I’ve never run across a reasonable body fat percentage data set for any sport, let alone all olympians. I just tried once again to track one down, and didn’t find anything other than the usual numbers for a few, selected athletes. My initial interest in that stat came from a report that the US did this during a combined training camp in Colo Springs many years ago (and there were some surprises), but I was never able to find that data set, nor even confirm the story.

Upon review, BMI would be a meaningless measure for this purpose (many olympic athletes rate as obese on that scale). Accurate body fat measurements are complex to get (e.g. an MRI), and I’m sure many countries are very protective of their athletes, which makes me fairly doubtful that anyone has this data in one place. Perhaps each country has this data though — however it would be measured by different methodologies, complicating the comparison.

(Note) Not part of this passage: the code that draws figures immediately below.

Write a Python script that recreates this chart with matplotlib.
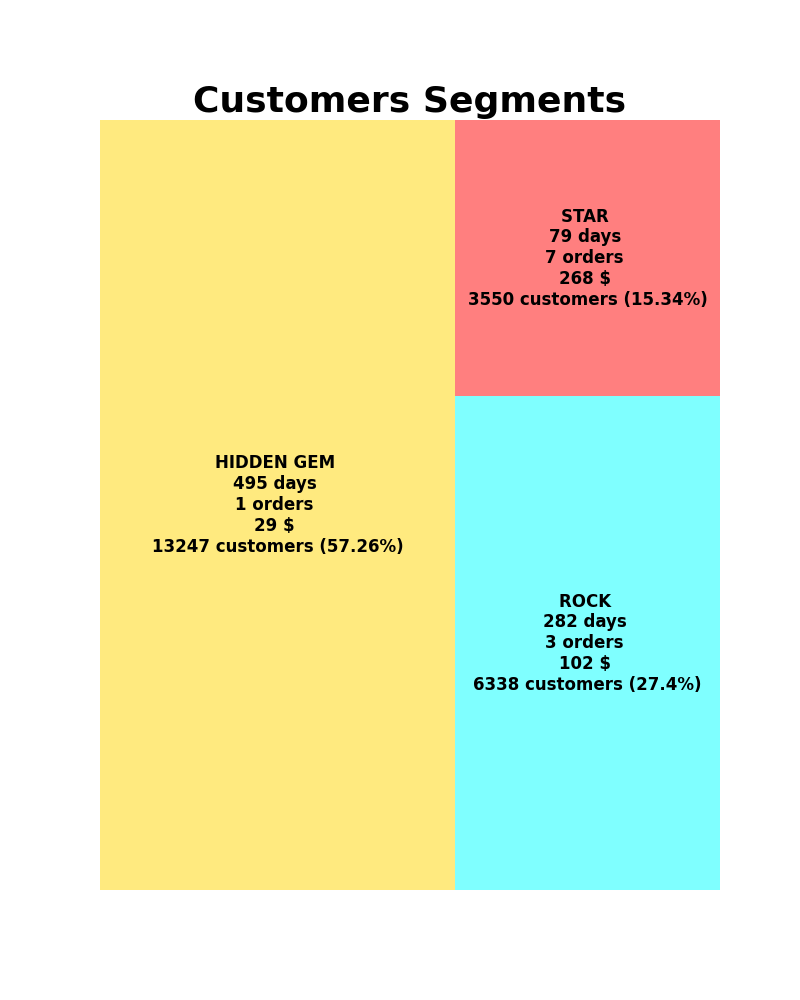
import matplotlib
matplotlib.use("Agg")
import matplotlib.pyplot as plt

# Segment data
segments = ["HIDDEN GEM", "ROCK", "STAR"]
recency_days = [495, 282, 79]
frequency_orders = [1, 3, 7]
monetary = [29, 102, 268]
customers = [13247, 6338, 3550]
percent = ["57.26", "27.4", "15.34"]
colors = ["gold", "cyan", "red"]


def worst(row, w):
    s = sum(row)
    return max(max(w * w * r / (s * s), (s * s) / (w * w * r)) for r in row)


def squarify(values, x, y, dx, dy):
    # squarified treemap layout, values already scaled to area dx*dy
    rects = []
    values = list(values)
    while values:
        w = min(dx, dy)
        row = [values.pop(0)]
        while values and worst(row + [values[0]], w) <= worst(row, w):
            row.append(values.pop(0))
        s = sum(row)
        if dx >= dy:
            width = s / dy
            yy = y
            for r in row:
                h = r / width
                rects.append((x, yy, width, h))
                yy += h
            x += width
            dx -= width
        else:
            height = s / dx
            xx = x
            for r in row:
                wd = r / height
                rects.append((xx, y, wd, height))
                xx += wd
            y += height
            dy -= height
    return rects


total = sum(customers)
scaled = [c * 100 * 100 / total for c in customers]
rects = squarify(scaled, 0, 0, 100, 100)

fig, ax = plt.subplots(figsize=(8, 10), dpi=100)
for i, (rx, ry, rw, rh) in enumerate(rects):
    ax.add_patch(plt.Rectangle((rx, ry), rw, rh, color=colors[i], alpha=0.5, lw=0))
    label = (f"{segments[i]} \n{recency_days[i]} days \n{frequency_orders[i]} orders \n"
             f"{monetary[i]} $ \n{customers[i]} customers ({percent[i]}%)")
    ax.text(rx + rw / 2, ry + rh / 2, label, ha="center", va="center",
            fontsize=12, fontweight="bold")
ax.set_xlim(0, 100)
ax.set_ylim(0, 100)
ax.axis("off")
plt.title("Customers Segments", fontsize=26, fontweight="bold")
plt.savefig("out.png")
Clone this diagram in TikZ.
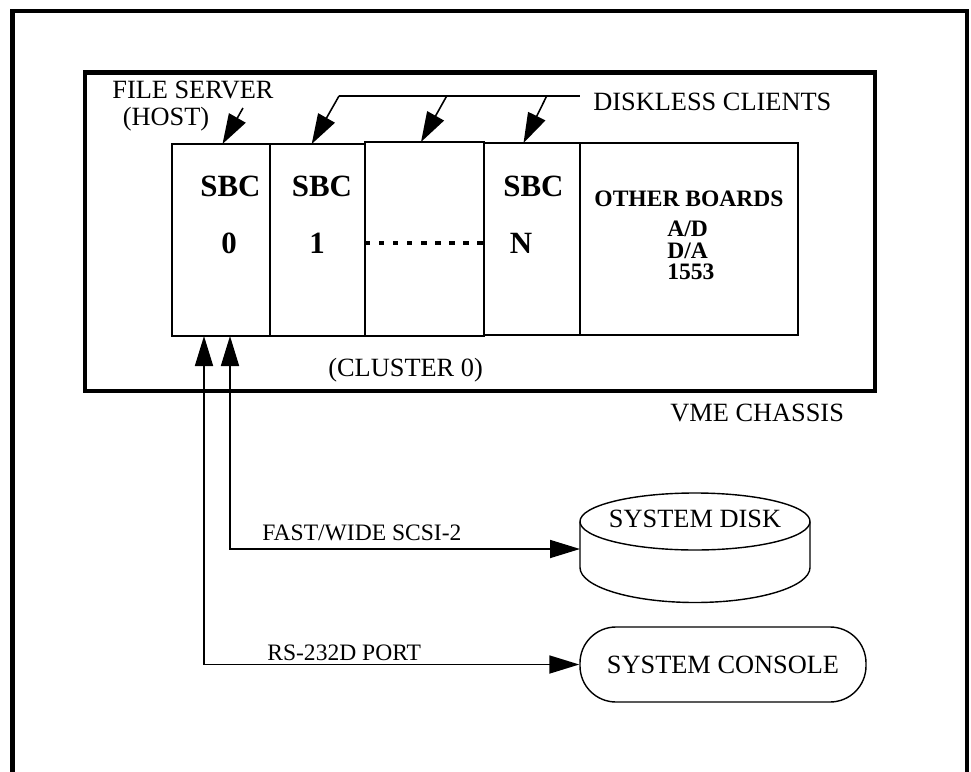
\documentclass[tikz,border=0pt]{standalone}
\usepackage{fontspec}
\setmainfont{Liberation Serif}
\usetikzlibrary{arrows.meta,positioning,calc,shapes.geometric}
\tikzset{
  frame/.style={line width=2.5pt},
  chassis/.style={line width=2.4pt},
  board/.style={draw,line width=1.1pt,anchor=south west,inner sep=0pt,outer sep=0pt,
    minimum height=3.84cm},
  txt/.style={font=\fontsize{15}{18}\selectfont,inner sep=0pt,anchor=base west},
  stxt/.style={font=\fontsize{13.4}{16}\selectfont,inner sep=0pt,anchor=base west},
  sbc/.style={font=\fontsize{17.6}{21}\selectfont\bfseries,inner sep=0pt,anchor=base},
  obd/.style={font=\fontsize{13.4}{12.2}\selectfont\bfseries,inner sep=0pt},
  dotline/.style={line width=2.2pt,dash pattern=on 3pt off 5pt},
  ar/.style={-{Triangle[length=6mm,width=3.8mm]},line width=0.9pt},
  dbl/.style={{Triangle[length=6mm,width=3.6mm]}-{Triangle[length=6mm,width=3.6mm]},
    line width=1pt},
  unit/.style={line width=0.8pt},
}

\begin{document}
\begin{tikzpicture}
  \useasboundingbox (0,0) rectangle (19.42,-15.44);
  % outer frame, open at the bottom
  \draw[frame] (0.25,-15.6) -- (0.25,-0.22) -- (19.34,-0.22) -- (19.34,-15.6);
  % VME chassis
  \draw[chassis] (1.70,-1.45) rectangle (17.5,-7.82);
  % boards in the cluster
  \node[board,minimum width=1.96cm] (sbc0) at (3.44,-6.72) {};
  \node[board,minimum width=1.90cm,right=0pt of sbc0] (sbc1) {};
  \node[board,minimum width=2.38cm,minimum height=3.88cm] (dots) at (sbc1.south east) {};
  \node[board,minimum width=1.92cm,right=0pt of dots] (sbcN) {};
  \node[board,minimum width=4.36cm,right=0pt of sbcN] (other) {};
  \node[sbc] (t0) at (4.61,-3.93) {SBC};
  \node[sbc] (n0) at (4.58,-5.06) {0};
  \node[sbc] (t1) at (6.44,-3.93) {SBC};
  \node[sbc] (n1) at (6.34,-5.06) {1};
  \node[sbc] (tN) at (10.67,-3.93) {SBC};
  \node[sbc] (nN) at (10.42,-5.06) {N};
  \draw[dotline] ($(dots.west)+(0,-0.08)$) -- ($(dots.east)+(0,-0.08)$);
  \node[obd,anchor=base] (obt) at (13.78,-4.12) {OTHER BOARDS};
  \node[obd,anchor=north west,align=left] (obl) at (13.34,-4.42) {A/D\\D/A\\1553};
  % callouts on top
  \node[txt] (fs) at (2.24,-1.96) {FILE SERVER};
  \node[txt] (host) at (2.45,-2.50) {(HOST)};
  \node[txt] (clients) at (11.86,-2.20) {DISKLESS CLIENTS};
  \coordinate (fsA) at (4.86,-2.16);
  \coordinate (ldr1) at (6.78,-1.92);
  \coordinate (ldr2) at (8.934,-1.92);
  \coordinate (ldr3) at (10.934,-1.92);
  \draw[ar] (fsA) -- ($(sbc0.north)+(0.03,0)$);
  \draw[line width=0.9pt] (ldr1) -- ($(ldr1 -| clients.west)+(-0.26,0)$);
  \draw[ar] (ldr1) -- ($(sbc1.north)+(-0.116,0)$);
  \draw[ar] (ldr2) -- ($(dots.north)+(-0.07,0)$);
  \draw[ar] (ldr3) -- ($(sbcN.north)+(-0.17,0)$);
  \node[txt] (cluster) at (6.56,-7.52) {(CLUSTER 0)};
  \node[txt] (vme) at (13.4,-8.43) {VME CHASSIS};
  % disk and console
  \node[txt,anchor=center] (disk) at (13.9,-10.37) {SYSTEM DISK};
  \draw[unit] (13.9,-10.43) ellipse[x radius=2.3cm,y radius=0.57cm];
  \draw[unit] (11.6,-10.43) -- ++(0,-0.92)
    arc[start angle=180,end angle=360,x radius=2.3cm,y radius=0.7cm] -- ++(0,0.92);
  \node[unit,draw,txt,anchor=center,rounded corners=0.72cm,minimum width=5.72cm,
    minimum height=1.5cm] (console) at (14.46,-13.29) {SYSTEM CONSOLE};
  \coordinate (dskin) at (11.6,-10.98);
  \node[stxt] (scsi) at (5.24,-10.8) {FAST/WIDE SCSI-2};
  \node[stxt] (rs) at (5.34,-13.2) {RS-232D PORT};
  \draw[dbl] ($(sbc0.south)+(0.18,0)$) |- (dskin);
  \draw[dbl] ($(sbc0.south)+(-0.34,0)$) |- (console.west);
\end{tikzpicture}
\end{document}
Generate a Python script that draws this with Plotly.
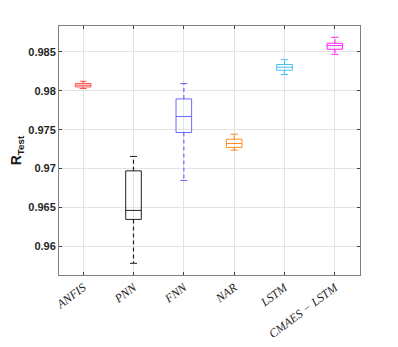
import plotly.graph_objects as go

categories = ["ANFIS", "PNN", "FNN", "NAR", "LSTM", "CMAES − LSTM"]
lower_whisker = [0.98030, 0.95781, 0.96847, 0.97237, 0.98210, 0.98470]
q1 = [0.98050, 0.96346, 0.97464, 0.97272, 0.98265, 0.98535]
median = [0.98072, 0.96462, 0.97670, 0.97323, 0.98303, 0.98582]
q3 = [0.98094, 0.96971, 0.97896, 0.97378, 0.98338, 0.98612]
upper_whisker = [0.98123, 0.97156, 0.98094, 0.97442, 0.98402, 0.98689]
colors = ["#ff5050", "#222222", "#6a6aff", "#ff8c1a", "#4dbeee", "#ff22ff"]

ytick_vals = [0.96, 0.965, 0.97, 0.975, 0.98, 0.985]
ytick_text = ["0.96", "0.965", "0.97", "0.975", "0.98", "0.985"]

fig = go.Figure()
box_w = 0.31
cap_w = 0.07
for i, cat in enumerate(categories):
    c = colors[i]
    fig.add_trace(go.Box(
        x=[i], q1=[q1[i]], median=[median[i]], q3=[q3[i]],
        lowerfence=[q1[i]], upperfence=[q3[i]],
        width=box_w, whiskerwidth=0, fillcolor="rgba(0,0,0,0)",
        line=dict(color=c, width=1), boxpoints=False, showlegend=False,
        hoverinfo="skip"))
    # dashed whiskers
    fig.add_trace(go.Scatter(
        x=[i, i, None, i, i], y=[q3[i], upper_whisker[i], None, q1[i], lower_whisker[i]],
        mode="lines", line=dict(color=c, width=1.2, dash="4px,3px"),
        showlegend=False, hoverinfo="skip"))
    # caps
    fig.add_trace(go.Scatter(
        x=[i - cap_w, i + cap_w, None, i - cap_w, i + cap_w],
        y=[upper_whisker[i], upper_whisker[i], None, lower_whisker[i], lower_whisker[i]],
        mode="lines", line=dict(color=c, width=1),
        showlegend=False, hoverinfo="skip"))

# page body has an 8px default margin; size the figure so no scrollbars appear
fig.update_layout(
    width=382, height=331,
    margin=dict(l=51, r=30, t=18, b=64),
    plot_bgcolor="white", paper_bgcolor="white",
    annotations=[dict(
        text="<b>R<sub>Test</sub></b>", xref="paper", yref="paper",
        x=-0.140, y=0.5, xanchor="center", yanchor="middle", textangle=-90,
        showarrow=False, font=dict(family="Liberation Sans", size=14, color="#1a1a1a"))],
)
fig.update_xaxes(
    range=[-0.48, 5.5], tickvals=list(range(len(categories))),
    ticktext=["<i>" + c + "</i>" for c in categories],
    tickangle=-37, tickfont=dict(family="Liberation Serif", size=12, color="#262626"),
    showgrid=True, gridcolor="#e3e3e3", gridwidth=1,
    showline=True, linecolor="#808080", linewidth=1, mirror="ticks",
    ticks="inside", ticklen=3, tickcolor="#404040", zeroline=False,
    automargin=False,
)
fig.update_yaxes(
    range=[0.95631, 0.98834], tickvals=ytick_vals, ticktext=ytick_text,
    tickfont=dict(family="Liberation Sans", size=11, color="#262626", weight="bold"),
    showgrid=True, gridcolor="#e3e3e3", gridwidth=1,
    showline=True, linecolor="#808080", linewidth=1, mirror="ticks",
    ticks="inside", ticklen=3, tickcolor="#404040", zeroline=False,
    automargin=False,
)
fig.write_html("out.html")
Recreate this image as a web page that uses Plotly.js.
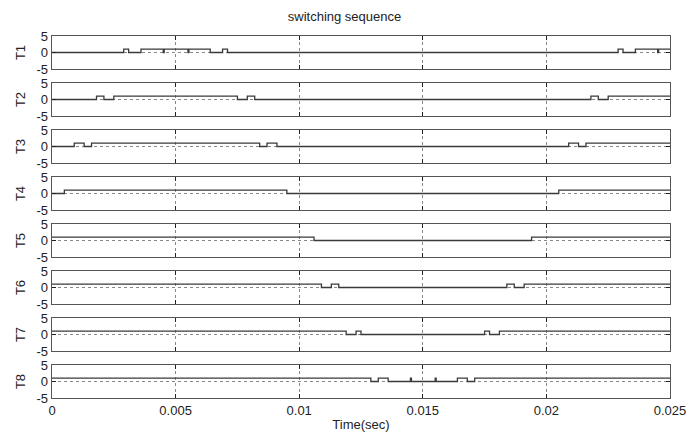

If I find such a data set though, I’ll certainly let you know.

…Dave…

• Very nice. I’m not sure of the sort order – avg of men’s and women’s ages?

Who are the 40+ swimmers? Seems odd.

How are the teams sports represented (again possible masking effects – men’s soccer/football seems a very narrow range to me)?

Women’s cycling age is a surprise to me.

• Men’s soccer (or “football” as the rest of the world refers to it “incorrectly”.
According to Wikipedia:

Since 1992 male competitors must be under 23 years old, with three over-23 players allowed per squad. The new format allows teams from around the world to compete equally, and African countries have taken particular advantage of this, with Nigeria and Cameroon winning in 1996 and 2000 respectively.

Swimming:
Dara Torres was 41 in 2008 and she won three silver medals:
http://www.sports-reference.com/olympics/athletes/to/dara-torres-1.html

The graphs are sorted by median.

Cheers.

3. I had read before that the oldest Olympian ever was a Swedish shooter named Oscar Swahn and that he was in his 70s. But in the 4th graph it looks like there is someone who is 92 years old from 1932! Is that right? Am I missing something?

ps I have really been enjoying these.